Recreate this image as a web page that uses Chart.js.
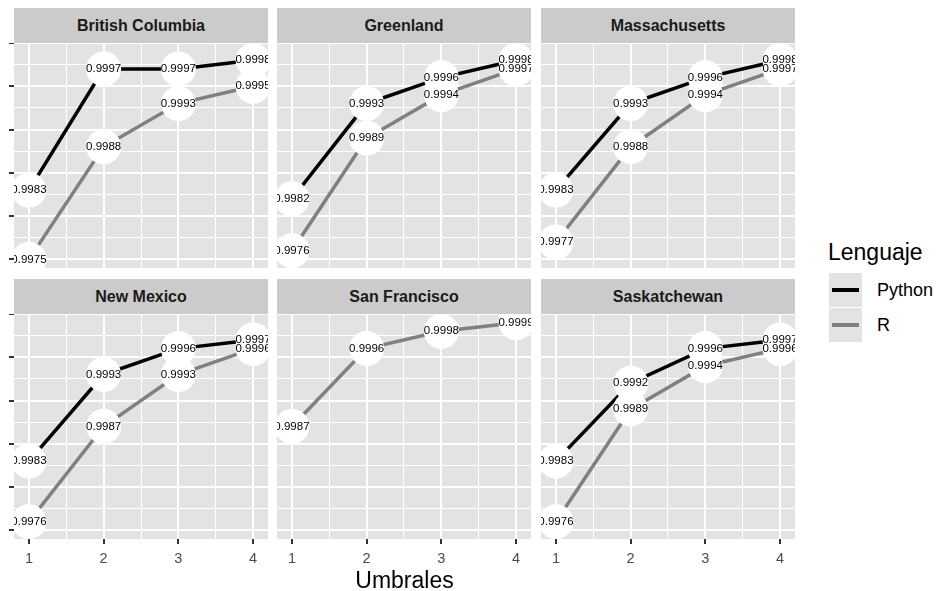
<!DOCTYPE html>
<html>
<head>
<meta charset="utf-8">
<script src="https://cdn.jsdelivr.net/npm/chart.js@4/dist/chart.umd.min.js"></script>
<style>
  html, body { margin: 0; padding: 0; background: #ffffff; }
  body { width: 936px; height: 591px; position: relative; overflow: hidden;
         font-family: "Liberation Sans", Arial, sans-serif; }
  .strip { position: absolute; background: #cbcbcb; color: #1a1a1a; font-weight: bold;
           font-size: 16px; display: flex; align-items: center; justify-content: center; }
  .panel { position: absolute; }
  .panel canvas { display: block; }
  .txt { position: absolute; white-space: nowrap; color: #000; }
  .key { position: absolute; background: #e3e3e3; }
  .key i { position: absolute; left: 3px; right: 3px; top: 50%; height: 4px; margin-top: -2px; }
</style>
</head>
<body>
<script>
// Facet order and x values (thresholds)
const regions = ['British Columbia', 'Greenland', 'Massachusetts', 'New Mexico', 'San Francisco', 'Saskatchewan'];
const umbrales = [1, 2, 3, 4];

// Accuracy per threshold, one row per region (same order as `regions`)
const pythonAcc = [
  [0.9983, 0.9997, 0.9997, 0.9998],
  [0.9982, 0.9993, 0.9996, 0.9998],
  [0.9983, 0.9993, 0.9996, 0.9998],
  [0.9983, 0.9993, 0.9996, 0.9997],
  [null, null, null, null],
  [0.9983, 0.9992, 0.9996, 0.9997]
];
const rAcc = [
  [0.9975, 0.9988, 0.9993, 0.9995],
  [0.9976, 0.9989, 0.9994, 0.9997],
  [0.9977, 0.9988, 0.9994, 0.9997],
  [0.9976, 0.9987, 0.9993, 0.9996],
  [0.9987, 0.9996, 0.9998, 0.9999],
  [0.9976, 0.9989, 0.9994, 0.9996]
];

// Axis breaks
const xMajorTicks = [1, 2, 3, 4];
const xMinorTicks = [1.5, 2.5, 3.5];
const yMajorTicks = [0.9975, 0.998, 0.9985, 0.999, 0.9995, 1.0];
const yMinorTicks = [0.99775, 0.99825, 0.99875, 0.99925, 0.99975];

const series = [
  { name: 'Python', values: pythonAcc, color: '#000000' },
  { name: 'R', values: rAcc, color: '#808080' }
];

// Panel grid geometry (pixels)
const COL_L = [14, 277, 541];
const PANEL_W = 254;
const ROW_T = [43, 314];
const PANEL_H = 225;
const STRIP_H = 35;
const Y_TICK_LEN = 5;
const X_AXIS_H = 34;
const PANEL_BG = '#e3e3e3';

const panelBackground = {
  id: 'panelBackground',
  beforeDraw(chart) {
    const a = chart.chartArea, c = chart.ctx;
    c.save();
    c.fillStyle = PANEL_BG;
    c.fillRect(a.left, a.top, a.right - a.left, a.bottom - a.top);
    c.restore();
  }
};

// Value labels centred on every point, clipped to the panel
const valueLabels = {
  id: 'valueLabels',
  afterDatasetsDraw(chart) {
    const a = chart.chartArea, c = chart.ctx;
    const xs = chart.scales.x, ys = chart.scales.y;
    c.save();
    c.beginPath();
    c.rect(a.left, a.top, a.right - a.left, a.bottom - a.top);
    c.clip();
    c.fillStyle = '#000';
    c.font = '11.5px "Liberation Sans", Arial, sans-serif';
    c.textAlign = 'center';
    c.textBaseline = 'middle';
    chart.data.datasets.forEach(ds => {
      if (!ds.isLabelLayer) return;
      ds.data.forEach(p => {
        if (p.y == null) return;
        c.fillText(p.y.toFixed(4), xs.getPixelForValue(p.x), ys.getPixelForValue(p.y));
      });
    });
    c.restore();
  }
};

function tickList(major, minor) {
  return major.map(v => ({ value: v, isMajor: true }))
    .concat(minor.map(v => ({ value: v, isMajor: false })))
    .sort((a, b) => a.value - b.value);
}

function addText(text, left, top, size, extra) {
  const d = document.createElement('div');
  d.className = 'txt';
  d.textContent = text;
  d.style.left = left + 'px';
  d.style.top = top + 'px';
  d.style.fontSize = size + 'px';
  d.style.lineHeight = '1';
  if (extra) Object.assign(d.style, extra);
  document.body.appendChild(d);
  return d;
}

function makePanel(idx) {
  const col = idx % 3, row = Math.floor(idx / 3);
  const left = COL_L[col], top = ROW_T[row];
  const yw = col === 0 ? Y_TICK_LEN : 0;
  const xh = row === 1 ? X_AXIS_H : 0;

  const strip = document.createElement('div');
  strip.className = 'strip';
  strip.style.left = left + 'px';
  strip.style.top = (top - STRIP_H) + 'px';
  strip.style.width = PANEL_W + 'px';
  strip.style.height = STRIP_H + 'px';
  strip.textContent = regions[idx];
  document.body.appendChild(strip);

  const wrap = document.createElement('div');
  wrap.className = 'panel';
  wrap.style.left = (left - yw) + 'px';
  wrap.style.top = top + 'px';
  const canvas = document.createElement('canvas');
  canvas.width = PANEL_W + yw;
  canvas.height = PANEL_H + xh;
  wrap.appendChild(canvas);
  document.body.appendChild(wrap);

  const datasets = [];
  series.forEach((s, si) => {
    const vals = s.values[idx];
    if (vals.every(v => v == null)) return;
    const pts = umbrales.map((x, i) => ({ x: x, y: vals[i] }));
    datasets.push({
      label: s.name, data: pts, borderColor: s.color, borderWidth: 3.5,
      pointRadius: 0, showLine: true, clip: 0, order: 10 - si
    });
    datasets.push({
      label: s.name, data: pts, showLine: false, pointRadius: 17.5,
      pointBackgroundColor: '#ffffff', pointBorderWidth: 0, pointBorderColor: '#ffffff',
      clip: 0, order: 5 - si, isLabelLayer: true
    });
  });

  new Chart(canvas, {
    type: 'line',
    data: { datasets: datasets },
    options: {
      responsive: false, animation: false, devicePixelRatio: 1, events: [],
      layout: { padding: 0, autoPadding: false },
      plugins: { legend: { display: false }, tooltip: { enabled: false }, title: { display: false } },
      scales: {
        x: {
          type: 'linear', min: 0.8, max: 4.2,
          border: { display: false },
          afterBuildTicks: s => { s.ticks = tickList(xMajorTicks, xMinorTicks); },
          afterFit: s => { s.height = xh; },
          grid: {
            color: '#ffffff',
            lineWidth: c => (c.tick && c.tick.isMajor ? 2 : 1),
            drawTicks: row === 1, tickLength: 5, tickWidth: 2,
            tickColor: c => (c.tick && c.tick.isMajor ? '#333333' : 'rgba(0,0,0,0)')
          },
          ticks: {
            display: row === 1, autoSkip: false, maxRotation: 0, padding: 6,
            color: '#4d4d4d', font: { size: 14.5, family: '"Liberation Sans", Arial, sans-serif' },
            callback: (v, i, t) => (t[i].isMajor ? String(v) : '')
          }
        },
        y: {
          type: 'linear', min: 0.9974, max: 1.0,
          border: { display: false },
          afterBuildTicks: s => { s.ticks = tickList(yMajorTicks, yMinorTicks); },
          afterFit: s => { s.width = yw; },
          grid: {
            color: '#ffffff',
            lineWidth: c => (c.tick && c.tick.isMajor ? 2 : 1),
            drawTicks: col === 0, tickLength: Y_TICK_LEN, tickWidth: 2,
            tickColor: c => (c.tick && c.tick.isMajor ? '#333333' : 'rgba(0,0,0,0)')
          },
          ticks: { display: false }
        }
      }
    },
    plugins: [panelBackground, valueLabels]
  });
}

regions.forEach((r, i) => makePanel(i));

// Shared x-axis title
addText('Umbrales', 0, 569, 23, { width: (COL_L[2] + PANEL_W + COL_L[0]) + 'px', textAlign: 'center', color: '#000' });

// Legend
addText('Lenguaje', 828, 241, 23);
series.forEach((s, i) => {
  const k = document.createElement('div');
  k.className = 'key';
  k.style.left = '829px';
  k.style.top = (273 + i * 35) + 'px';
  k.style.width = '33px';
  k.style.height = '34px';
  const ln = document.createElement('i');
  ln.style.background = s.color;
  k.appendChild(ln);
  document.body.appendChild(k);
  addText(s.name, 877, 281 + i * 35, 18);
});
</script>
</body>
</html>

———

• _Objective_
Transcribe exactly, with no pictures, the lines running from the first line of the material through the line holding "const umbrales = [1, 2, 3, 4];".

• _The solution_
Recreate this image as a web page that uses Chart.js.
<!DOCTYPE html>
<html>
<head>
<meta charset="utf-8">
<script src="https://cdn.jsdelivr.net/npm/chart.js@4/dist/chart.umd.min.js"></script>
<style>
  html, body { margin: 0; padding: 0; background: #ffffff; }
  body { width: 936px; height: 591px; position: relative; overflow: hidden;
         font-family: "Liberation Sans", Arial, sans-serif; }
  .strip { position: absolute; background: #cbcbcb; color: #1a1a1a; font-weight: bold;
           font-size: 16px; display: flex; align-items: center; justify-content: center; }
  .panel { position: absolute; }
  .panel canvas { display: block; }
  .txt { position: absolute; white-space: nowrap; color: #000; }
  .key { position: absolute; background: #e3e3e3; }
  .key i { position: absolute; left: 3px; right: 3px; top: 50%; height: 4px; margin-top: -2px; }
</style>
</head>
<body>
<script>
// Facet order and x values (thresholds)
const regions = ['British Columbia', 'Greenland', 'Massachusetts', 'New Mexico', 'San Francisco', 'Saskatchewan'];
const umbrales = [1, 2, 3, 4];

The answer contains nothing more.